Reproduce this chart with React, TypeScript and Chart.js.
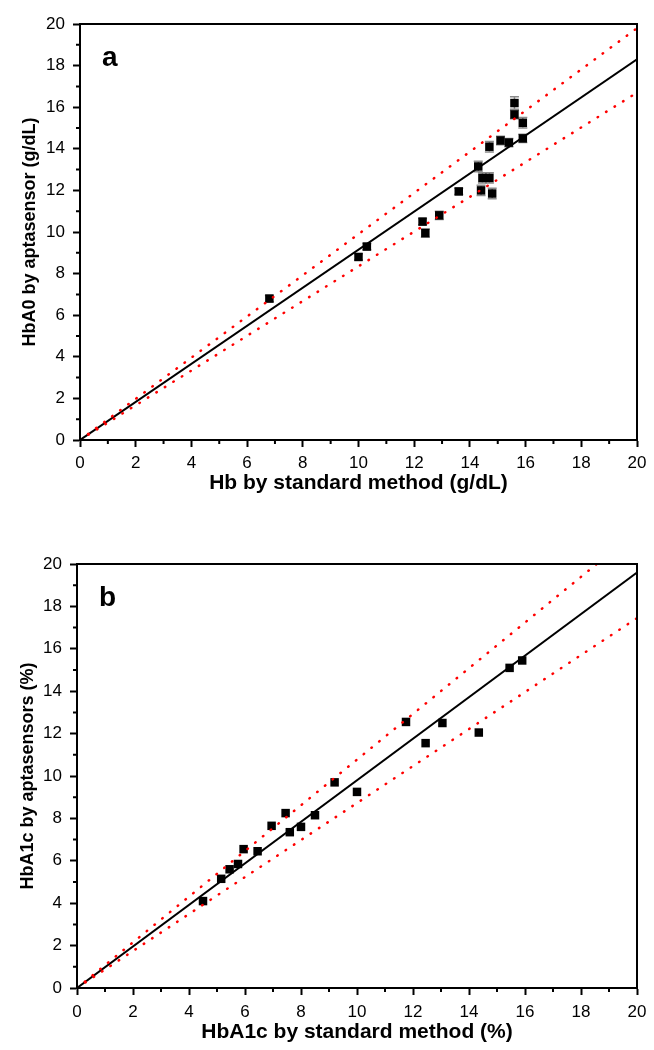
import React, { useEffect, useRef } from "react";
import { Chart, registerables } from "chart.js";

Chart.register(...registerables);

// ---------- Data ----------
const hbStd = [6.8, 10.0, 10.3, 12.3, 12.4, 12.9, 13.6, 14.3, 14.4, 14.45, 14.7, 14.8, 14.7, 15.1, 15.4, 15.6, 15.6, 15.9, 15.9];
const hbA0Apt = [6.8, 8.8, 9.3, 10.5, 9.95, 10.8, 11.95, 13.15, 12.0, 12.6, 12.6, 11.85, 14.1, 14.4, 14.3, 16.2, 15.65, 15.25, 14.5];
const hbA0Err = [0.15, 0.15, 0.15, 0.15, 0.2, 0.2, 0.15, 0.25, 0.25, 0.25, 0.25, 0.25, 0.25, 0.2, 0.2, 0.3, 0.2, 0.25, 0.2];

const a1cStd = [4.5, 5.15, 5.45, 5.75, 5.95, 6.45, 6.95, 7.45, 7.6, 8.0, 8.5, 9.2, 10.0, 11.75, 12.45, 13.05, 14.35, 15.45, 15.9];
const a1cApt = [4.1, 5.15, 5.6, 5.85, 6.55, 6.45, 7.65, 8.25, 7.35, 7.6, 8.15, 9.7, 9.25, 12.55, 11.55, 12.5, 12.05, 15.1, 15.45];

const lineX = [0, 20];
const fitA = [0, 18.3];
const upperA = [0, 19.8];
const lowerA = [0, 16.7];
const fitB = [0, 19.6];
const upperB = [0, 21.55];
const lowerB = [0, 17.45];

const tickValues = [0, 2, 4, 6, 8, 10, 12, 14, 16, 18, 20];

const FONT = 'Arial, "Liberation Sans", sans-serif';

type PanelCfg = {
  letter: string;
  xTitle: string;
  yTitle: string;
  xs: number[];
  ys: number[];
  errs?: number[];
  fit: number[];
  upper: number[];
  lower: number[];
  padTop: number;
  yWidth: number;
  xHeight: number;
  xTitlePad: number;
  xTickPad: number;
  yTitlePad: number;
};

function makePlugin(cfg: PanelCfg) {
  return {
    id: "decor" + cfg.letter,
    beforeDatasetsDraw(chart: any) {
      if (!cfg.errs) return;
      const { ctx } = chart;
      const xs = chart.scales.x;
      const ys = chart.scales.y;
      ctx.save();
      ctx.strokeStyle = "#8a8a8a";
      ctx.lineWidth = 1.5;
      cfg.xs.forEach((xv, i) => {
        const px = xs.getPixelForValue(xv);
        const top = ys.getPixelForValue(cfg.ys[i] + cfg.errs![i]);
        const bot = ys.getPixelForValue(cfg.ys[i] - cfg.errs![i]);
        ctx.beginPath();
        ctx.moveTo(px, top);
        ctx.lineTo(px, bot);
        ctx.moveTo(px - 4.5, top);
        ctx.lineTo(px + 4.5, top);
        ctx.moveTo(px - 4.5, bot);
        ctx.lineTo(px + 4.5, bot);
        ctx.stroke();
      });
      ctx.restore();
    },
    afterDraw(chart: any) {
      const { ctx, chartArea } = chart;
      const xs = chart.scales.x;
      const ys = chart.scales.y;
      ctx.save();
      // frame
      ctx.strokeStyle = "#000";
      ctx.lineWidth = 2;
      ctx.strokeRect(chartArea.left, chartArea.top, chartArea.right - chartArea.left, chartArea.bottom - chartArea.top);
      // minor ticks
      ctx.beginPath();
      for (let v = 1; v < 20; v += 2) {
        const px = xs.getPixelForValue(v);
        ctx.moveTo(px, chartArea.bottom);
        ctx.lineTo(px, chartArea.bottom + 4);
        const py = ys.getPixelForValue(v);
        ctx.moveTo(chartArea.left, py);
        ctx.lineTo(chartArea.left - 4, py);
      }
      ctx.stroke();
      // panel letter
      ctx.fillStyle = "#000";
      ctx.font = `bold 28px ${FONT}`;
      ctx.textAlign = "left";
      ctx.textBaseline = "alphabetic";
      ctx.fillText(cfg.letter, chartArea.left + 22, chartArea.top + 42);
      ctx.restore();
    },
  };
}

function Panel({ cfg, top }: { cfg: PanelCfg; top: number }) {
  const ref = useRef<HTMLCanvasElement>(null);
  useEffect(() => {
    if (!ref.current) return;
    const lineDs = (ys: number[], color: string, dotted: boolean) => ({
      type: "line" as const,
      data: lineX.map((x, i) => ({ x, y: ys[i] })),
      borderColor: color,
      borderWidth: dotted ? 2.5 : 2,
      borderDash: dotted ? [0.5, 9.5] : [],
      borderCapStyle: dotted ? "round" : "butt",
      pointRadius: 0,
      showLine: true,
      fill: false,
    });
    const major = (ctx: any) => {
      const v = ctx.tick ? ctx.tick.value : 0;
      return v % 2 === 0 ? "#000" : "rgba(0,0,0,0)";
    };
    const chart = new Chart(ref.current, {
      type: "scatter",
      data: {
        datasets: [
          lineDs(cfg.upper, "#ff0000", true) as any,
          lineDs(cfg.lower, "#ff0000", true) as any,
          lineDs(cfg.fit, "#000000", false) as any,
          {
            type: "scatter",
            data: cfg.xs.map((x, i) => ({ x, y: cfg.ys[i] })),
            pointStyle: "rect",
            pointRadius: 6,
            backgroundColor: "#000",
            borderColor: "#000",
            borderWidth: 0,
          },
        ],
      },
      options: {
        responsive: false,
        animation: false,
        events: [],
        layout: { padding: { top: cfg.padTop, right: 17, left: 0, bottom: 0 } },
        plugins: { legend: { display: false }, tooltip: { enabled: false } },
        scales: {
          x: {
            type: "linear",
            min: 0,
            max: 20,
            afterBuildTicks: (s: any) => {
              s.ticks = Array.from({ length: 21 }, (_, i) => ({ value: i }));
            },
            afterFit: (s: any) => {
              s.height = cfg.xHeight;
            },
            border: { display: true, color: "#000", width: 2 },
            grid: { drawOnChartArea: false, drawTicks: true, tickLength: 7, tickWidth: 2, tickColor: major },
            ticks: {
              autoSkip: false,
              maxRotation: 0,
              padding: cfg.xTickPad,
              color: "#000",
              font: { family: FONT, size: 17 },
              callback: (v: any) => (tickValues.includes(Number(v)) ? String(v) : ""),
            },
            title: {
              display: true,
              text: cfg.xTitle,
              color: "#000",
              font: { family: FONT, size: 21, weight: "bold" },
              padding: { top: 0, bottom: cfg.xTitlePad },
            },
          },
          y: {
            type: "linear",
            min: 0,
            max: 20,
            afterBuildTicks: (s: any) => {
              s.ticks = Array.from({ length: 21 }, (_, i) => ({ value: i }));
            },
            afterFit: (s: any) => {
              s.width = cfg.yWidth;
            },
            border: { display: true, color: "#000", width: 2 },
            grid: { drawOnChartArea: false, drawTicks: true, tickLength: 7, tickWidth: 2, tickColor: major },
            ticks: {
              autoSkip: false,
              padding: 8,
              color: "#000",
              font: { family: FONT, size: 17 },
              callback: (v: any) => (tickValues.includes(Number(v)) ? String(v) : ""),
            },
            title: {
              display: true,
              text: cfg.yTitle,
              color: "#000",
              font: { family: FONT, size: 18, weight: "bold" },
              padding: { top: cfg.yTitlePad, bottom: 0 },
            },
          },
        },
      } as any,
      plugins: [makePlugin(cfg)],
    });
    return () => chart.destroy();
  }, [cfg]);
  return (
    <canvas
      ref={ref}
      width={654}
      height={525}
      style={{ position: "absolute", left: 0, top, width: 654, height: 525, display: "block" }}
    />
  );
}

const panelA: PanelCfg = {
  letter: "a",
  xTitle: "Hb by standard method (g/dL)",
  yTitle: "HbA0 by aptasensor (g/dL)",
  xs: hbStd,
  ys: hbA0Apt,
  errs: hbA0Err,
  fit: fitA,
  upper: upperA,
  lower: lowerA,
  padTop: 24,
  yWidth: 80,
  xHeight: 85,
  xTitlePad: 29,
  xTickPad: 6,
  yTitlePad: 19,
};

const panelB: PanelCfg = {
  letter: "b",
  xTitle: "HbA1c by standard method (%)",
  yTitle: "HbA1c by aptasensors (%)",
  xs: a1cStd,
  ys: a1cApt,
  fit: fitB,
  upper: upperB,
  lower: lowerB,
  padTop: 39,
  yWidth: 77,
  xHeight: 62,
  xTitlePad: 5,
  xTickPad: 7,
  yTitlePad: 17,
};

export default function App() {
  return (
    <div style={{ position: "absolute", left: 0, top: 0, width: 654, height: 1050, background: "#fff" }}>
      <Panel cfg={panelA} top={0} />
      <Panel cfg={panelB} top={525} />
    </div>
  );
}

---

GIVEN EXERCISE:
Select the lines in this material that hold the word "React", leaving none out.

RESPONSE TO THE TASK:
Reproduce this chart with React, TypeScript and Chart.js.
import React, { useEffect, useRef } from "react";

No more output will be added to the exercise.